Akira Kurosawa made his second film, The Most Beautiful, in 1944 and he set it in that year as well, in a Japanese optics factory where an emergency quota increase is pushing the all-volunteer workforce to their limit. Kurosawa focuses the action on the plant’s female employees, and while a few of the women do gradually emerge as individualized characters, the movie is more about their collective morale, the mysterious ways in which seemingly minor setbacks or small triumphs cause their spirits to plummet or to soar.
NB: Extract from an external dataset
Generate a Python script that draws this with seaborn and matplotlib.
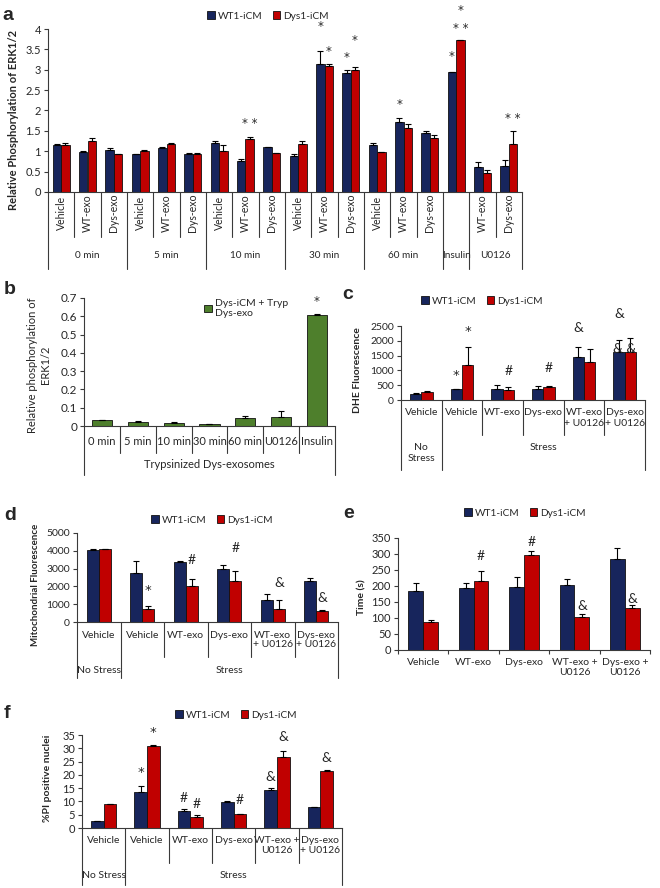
import numpy as np
import pandas as pd
import matplotlib
matplotlib.use("Agg")
import matplotlib.pyplot as plt
import seaborn as sns
from matplotlib.transforms import blended_transform_factory
from matplotlib.lines import Line2D
from matplotlib.ticker import FuncFormatter, FixedLocator, NullFormatter

# ------------------------------------------------------------------ data
SERIES = ["WT1-iCM", "Dys1-iCM"]

# panel a
a_groups = ["0 min", "5 min", "10 min", "30 min", "60 min", "Insulin", "U0126"]
a_group_sizes = [3, 3, 3, 3, 3, 1, 2]
a_sub = ["Vehicle", "WT-exo", "Dys-exo"] * 5 + [""] + ["WT-exo", "Dys-exo"]
a_wt = [1.15, 0.99, 1.03, 0.93, 1.08, 0.94, 1.21, 0.76, 1.10, 0.89, 3.14, 2.93,
        1.16, 1.73, 1.45, 2.94, 0.62, 0.64]
a_wt_err = [0.02, 0.01, 0.04, 0.0, 0.02, 0.01, 0.04, 0.04, 0.01, 0.04, 0.32, 0.07,
            0.04, 0.09, 0.05, 0.01, 0.11, 0.15]
a_dys = [1.15, 1.24, 0.93, 1.01, 1.19, 0.94, 1.01, 1.29, 0.95, 1.17, 3.09, 2.99,
         0.98, 1.58, 1.33, 3.73, 0.46, 1.19]
a_dys_err = [0.05, 0.08, 0.01, 0.01, 0.01, 0.01, 0.15, 0.05, 0.0, 0.08, 0.06, 0.08,
             0.0, 0.08, 0.06, 0.0, 0.08, 0.31]
a_marks = [(7, 1, "* *", 1.75), (10, 0, "*", 4.13), (10, 1, "*", 3.53),
           (11, 0, "*", 3.37), (11, 1, "*", 3.80), (13, 0, "*", 2.22),
           (15, 0, "*", 3.41), (15, 1, "* *", 4.08), (15, 1, "*", 4.54),
           (17, 1, "* *", 1.89)]

# panel b
b_cats = ["0 min", "5 min", "10 min", "30 min", "60 min", "U0126", "Insulin"]
b_series = "Dys-iCM + Tryp\nDys-exo"
b_vals = [0.032, 0.022, 0.017, 0.011, 0.043, 0.048, 0.607]
b_err = [0.003, 0.003, 0.003, 0.002, 0.010, 0.035, 0.003]
b_group = "Trypsinized Dys-exosomes"
b_marks = [(6, 0, "*", 0.695)]

# panels c, d, f share categories
cdf_groups_c = ["No\nStress", "Stress"]
cdf_groups = ["No Stress", "Stress"]
cdf_group_sizes = [1, 5]
c_sub = ["Vehicle", "Vehicle", "WT-exo", "Dys-exo", "WT-exo\n+ U0126", "Dys-exo\n+ U0126"]
f_sub = ["Vehicle", "Vehicle", "WT-exo", "Dys-exo", "WT-exo +\nU0126", "Dys-exo\n+ U0126"]

c_wt = [190, 357, 383, 383, 1464, 1622]
c_wt_err = [55, 23, 135, 90, 315, 405]
c_dys = [279, 1178, 349, 450, 1272, 1622]
c_dys_err = [22, 600, 100, 23, 462, 461]
c_marks = [(1, 0, "*", 970), (1, 1, "*", 2440), (2, 1, "#", 1013), (3, 1, "#", 1103),
           (4, 0, "&", 2455), (5, 0, "&", 2950), (5, None, "& &", 1745)]

d_wt = [4070, 2770, 3380, 2955, 1245, 2290]
d_wt_err = [20, 670, 40, 275, 300, 185]
d_dys = [4110, 725, 2025, 2305, 735, 615]
d_dys_err = [0, 185, 375, 575, 510, 55]
d_marks = [(1, 1, "*", 1955), (2, 1, "#", 3520), (3, 1, "#", 4190),
           (4, 1, "&", 2235), (5, 1, "&", 1400)]

e_cats = ["Vehicle", "WT-exo", "Dys-exo", "WT-exo +\nU0126", "Dys-exo +\nU0126"]
e_wt = [185, 195, 197, 204, 285]
e_wt_err = [23, 13, 32, 19, 34]
e_dys = [86, 216, 296, 104, 131]
e_dys_err = [8, 30, 13, 10, 11]
e_marks = [(1, 1, "#", 296), (2, 1, "#", 341), (3, 1, "&", 140), (4, 1, "&", 161)]

f_wt = [2.6, 13.6, 6.5, 9.7, 14.2, 8.0]
f_wt_err = [0.0, 2.1, 0.8, 0.5, 1.0, 0.0]
f_dys = [8.9, 30.9, 4.2, 5.4, 26.6, 21.6]
f_dys_err = [0.3, 0.2, 0.6, 0.0, 2.5, 0.2]
f_marks = [(1, 0, "*", 22.4), (1, 1, "*", 37.5), (2, 0, "#", 11.7), (2, 1, "#", 9.4),
           (3, 1, "#", 11.0), (4, 0, "&", 19.7), (4, 1, "&", 34.8), (5, 1, "&", 26.9)]

# ------------------------------------------------------------------ style
WT_COLOR = "#17255C"
DYS_COLOR = "#C00000"
GREEN = "#4E7F2C"
LINE = "#3a3a3a"

sns.set_style("white")
plt.rcParams["font.family"] = ["Lato", "DejaVu Sans"]
plt.rcParams["axes.linewidth"] = 0.8

W, H = 660, 888
fig = plt.figure(figsize=(W / 100, H / 100), dpi=100)


def add_ax(l, r, t, b):
    return fig.add_axes([l / W, 1 - b / H, (r - l) / W, (b - t) / H])


def fmt_num(v, pos):
    return f"{v:.2f}".rstrip("0").rstrip(".")


def long_df(keys, wt, dys):
    n = len(keys)
    return pd.DataFrame({"cat": list(keys) * 2,
                         "series": [SERIES[0]] * n + [SERIES[1]] * n,
                         "value": list(wt) + list(dys)})


def draw_bars(ax, df, keys, hue_order, palette, width, errs):
    sns.barplot(data=df, x="cat", y="value", hue="series", order=keys,
                hue_order=hue_order, palette=palette, width=width, gap=0,
                errorbar=None, saturation=1, edgecolor="#111111",
                linewidth=0.6, ax=ax)
    for cont, err in zip(ax.containers, errs):
        xs = [p.get_x() + p.get_width() / 2 for p in cont.patches]
        hs = [p.get_height() for p in cont.patches]
        ax.errorbar(xs, hs, yerr=[np.zeros(len(err)), err], fmt="none",
                    ecolor="black", elinewidth=0.8, capsize=2, capthick=0.8,
                    zorder=3)


def style_axis(ax, n, ymax, step, ysize):
    ax.set_xlim(-0.5, n - 0.5)
    ax.set_ylim(0, ymax)
    ax.set_yticks(np.arange(0, ymax + step / 2, step))
    ax.yaxis.set_major_formatter(FuncFormatter(fmt_num))
    sns.despine(ax=ax)
    for s in ("left", "bottom"):
        ax.spines[s].set_color(LINE)
        ax.spines[s].set_linewidth(0.8)
    ax.set_xlabel("")
    ax.set_ylabel("")
    ax.tick_params(axis="y", direction="out", length=3, width=0.8, color=LINE,
                   labelsize=ysize, pad=2, left=True)
    ax.tick_params(axis="x", length=0, labelbottom=False)


def cat_table(ax, n, sub_labels, sub_off, sub_line, groups, group_sizes,
              group_off, group_line, sub_kw, group_kw, sub_va="center"):
    ax_h = ax.get_position().height * H
    tr = blended_transform_factory(ax.transData, ax.transAxes)
    f = lambda px: -px / ax_h
    bounds = set(np.cumsum([0] + list(group_sizes)).tolist())
    for b in range(n + 1):
        L = group_line if b in bounds else sub_line
        ax.add_line(Line2D([b - 0.5, b - 0.5], [0, f(L)], transform=tr,
                           clip_on=False, color=LINE, lw=0.8))
    for i, lab in enumerate(sub_labels):
        ax.text(i, f(sub_off), lab, transform=tr, ha="center", va=sub_va,
                **sub_kw)
    start = 0
    for lab, s in zip(groups, group_sizes):
        ax.text(start + (s - 1) / 2, f(group_off), lab, transform=tr,
                ha="center", va="top", **group_kw)
        start += s


def marks(ax, items, fs):
    for i, h, txt, y in items:
        if h is None:
            x = i
        else:
            p = ax.containers[h].patches[i]
            x = p.get_x() + p.get_width() / 2
        star = txt.startswith("*")
        c = 0.55 if star else 0.36
        size = fs * 0.95 if star else fs
        fam = ["DejaVu Sans"] if star else ["Lato", "DejaVu Sans"]
        ax.annotate(txt, xy=(x, y), xytext=(0, -c * size), textcoords="offset points",
                    ha="center", va="baseline", fontsize=size, family=fam,
                    annotation_clip=False)


def legend(ax, x, y, fs=7.3, ncol=2, loc="center"):
    sns.move_legend(ax, loc, bbox_to_anchor=(x / W, 1 - y / H),
                    bbox_transform=fig.transFigure, ncol=ncol, frameon=False,
                    title=None, fontsize=fs, handlelength=0.75, handleheight=0.75,
                    handletextpad=0.3, columnspacing=1.0, borderpad=0,
                    borderaxespad=0)


def panel_letter(x, y, s):
    fig.text(x / W, 1 - y / H, s, fontsize=14, fontweight="bold",
             family=["Liberation Sans", "DejaVu Sans"], ha="left", va="center")


def ylabel(x, y, s, bold=True, fs=7.5):
    fig.text(x / W, 1 - y / H, s, rotation=90, ha="center", va="center",
             fontsize=fs, fontweight="bold" if bold else "normal",
             multialignment="center")


# ------------------------------------------------------------------ panel a
a_keys = [f"a{i}" for i in range(len(a_wt))]
ax = add_ax(48, 522, 29, 192)
draw_bars(ax, long_df(a_keys, a_wt, a_dys), a_keys, SERIES, [WT_COLOR, DYS_COLOR],
          0.64, [a_wt_err, a_dys_err])
style_axis(ax, len(a_keys), 4, 0.5, 8)
cat_table(ax, len(a_keys), a_sub, 21, 45, a_groups, a_group_sizes, 59, 77,
          dict(fontsize=7.6, rotation=90), dict(fontsize=7.2))
marks(ax, a_marks, 9)
legend(ax, 268, 16)
panel_letter(2, 16, "a")
ylabel(14, 120, "Relative Phosphorylation of ERK1/2", fs=8)

# ------------------------------------------------------------------ panel b
ax = add_ax(84, 335, 298, 426)
bdf = pd.DataFrame({"cat": b_cats, "series": [b_series] * len(b_cats),
                    "value": b_vals})
draw_bars(ax, bdf, b_cats, [b_series], [GREEN], 0.56, [b_err])
style_axis(ax, len(b_cats), 0.7, 0.1, 8.5)
cat_table(ax, len(b_cats), b_cats, 15, 27, [b_group], [len(b_cats)], 33, 49,
          dict(fontsize=8), dict(fontsize=8))
marks(ax, b_marks, 9)
sns.move_legend(ax, "upper left", bbox_to_anchor=(204 / W, 1 - 299 / H),
                bbox_transform=fig.transFigure, frameon=False, title=None,
                fontsize=7.5, handlelength=0.75, handleheight=0.75,
                handletextpad=0.3, borderpad=0, borderaxespad=0)
panel_letter(4, 290, "b")
ylabel(39, 365, "Relative phosphorylation of\nERK1/2", bold=False, fs=8)

# ------------------------------------------------------------------ panel c
c_keys = [f"c{i}" for i in range(len(c_wt))]
ax = add_ax(401, 645, 326, 400)
draw_bars(ax, long_df(c_keys, c_wt, c_dys), c_keys, SERIES, [WT_COLOR, DYS_COLOR],
          0.56, [c_wt_err, c_dys_err])
style_axis(ax, len(c_keys), 2500, 500, 7.5)
cat_table(ax, len(c_keys), c_sub, 8, 35, cdf_groups_c, cdf_group_sizes, 43, 70,
          dict(fontsize=7.5, linespacing=1.25), dict(fontsize=7.5, linespacing=1.25),
          sub_va="top")
marks(ax, c_marks, 10)
legend(ax, 482, 301)
panel_letter(342, 294, "c")
ylabel(357, 370, "DHE Fluorescence", fs=7.5)

# ------------------------------------------------------------------ panel d
d_keys = [f"d{i}" for i in range(len(d_wt))]
ax = add_ax(77, 338, 533, 622)
draw_bars(ax, long_df(d_keys, d_wt, d_dys), d_keys, SERIES, [WT_COLOR, DYS_COLOR],
          0.56, [d_wt_err, d_dys_err])
style_axis(ax, len(d_keys), 5000, 1000, 7.5)
cat_table(ax, len(d_keys), c_sub, 9, 35, cdf_groups, cdf_group_sizes, 44, 56,
          dict(fontsize=7.5, linespacing=1.0), dict(fontsize=7.5), sub_va="top")
marks(ax, d_marks, 10)
legend(ax, 212, 520)
panel_letter(4, 515, "d")
ylabel(35, 585, "Mitochondrial Fluorescence", fs=7)

# ------------------------------------------------------------------ panel e
e_keys = [f"e{i}" for i in range(len(e_wt))]
ax = add_ax(398, 650, 538, 650)
draw_bars(ax, long_df(e_keys, e_wt, e_dys), e_keys, SERIES, [WT_COLOR, DYS_COLOR],
          0.59, [e_wt_err, e_dys_err])
style_axis(ax, len(e_keys), 350, 50, 8)
ax.set_xticks(range(len(e_keys)))
ax.set_xticklabels(e_cats, fontsize=7.5, linespacing=1.15)
ax.xaxis.set_minor_locator(FixedLocator(np.arange(len(e_keys) + 1) - 0.5))
ax.xaxis.set_minor_formatter(NullFormatter())
ax.tick_params(axis="x", which="major", length=0, pad=6, labelbottom=True)
ax.tick_params(axis="x", which="minor", length=3, width=0.8, color=LINE,
               direction="out", bottom=True)
marks(ax, e_marks, 10)
legend(ax, 525, 513)
panel_letter(343, 514, "e")
ylabel(362, 597, "Time (s)", fs=7.5)

# ------------------------------------------------------------------ panel f
f_keys = [f"f{i}" for i in range(len(f_wt))]
ax = add_ax(82, 342, 735, 828)
draw_bars(ax, long_df(f_keys, f_wt, f_dys), f_keys, SERIES, [WT_COLOR, DYS_COLOR],
          0.58, [f_wt_err, f_dys_err])
style_axis(ax, len(f_keys), 35, 5, 8)
cat_table(ax, len(f_keys), f_sub, 8, 35, cdf_groups, cdf_group_sizes, 43, 57,
          dict(fontsize=7.5, linespacing=1.2), dict(fontsize=7.5), sub_va="top")
marks(ax, f_marks, 10)
legend(ax, 236, 715)
panel_letter(4, 713, "f")
ylabel(47, 778, "%PI positive nuclei", fs=7.5)

fig.savefig("out.png", dpi=100)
According to Stephen Prince’s notes on the film in the AK100 booklet, this was not necessarily a project that Kurosawa would have necessarily chosen for himself, left to his own devices, but like the movie’s characters, he rose to the occasion and performed his patriotic duty, turning out a morale-boosting drama about the necessity of sacrificing your personal desires for the benefit of the greater good. At the same time, The Most Beautiful is no dreary propaganda picture — Kurosawa gets appealing, naturalistic performances from every member of his very large cast. Most often, he crowds the frame with dozens of faces, but occasionally he rewards his actresses with affectionate close-ups — as in a wonderful montage of one woman after another laughing and smiling as they participate in a factory volleyball game.

And in the final half-hour, Kurosawa complicates the film’s message through the character of Watanabe (played by Kurosawa’s future wife, Yoko Yaguchi), who is left to supervise the rest of the young women when the dorm mother goes away on a trip. Distracted by a quarrel between two of the girls, Watanabe neglects to properly inspect one of the lenses on her table, and is so distraught over the possibility that her negligence might result in a faulty weapon and, in turn, the deaths of who knows how many Japanese soldiers, she stays up all night, obsessively re-inspecting hundreds of lenses. (The episode anticipates policeman Toshiro Mifune’s search for his stolen gun five years later in Kurosawa’s Stray Dog.) Watanabe’s tireless work ethic and her strong sense of duty are at once admirable and masochistic — in the film’s haunting final scene, she refuses to travel back home to pay her respects to her dying mother, and instead returns to her microscope, except her eyes are too full of tears for her to be able to use it.

In a filmography much more preoccupied with men’s lives, The Most Beautiful is the rare case where Kurosawa allowed women to take centre stage. It’s a film of great empathy and respect, and it’s disappointing Kurosawa never made anything else quite like it in the decades that followed.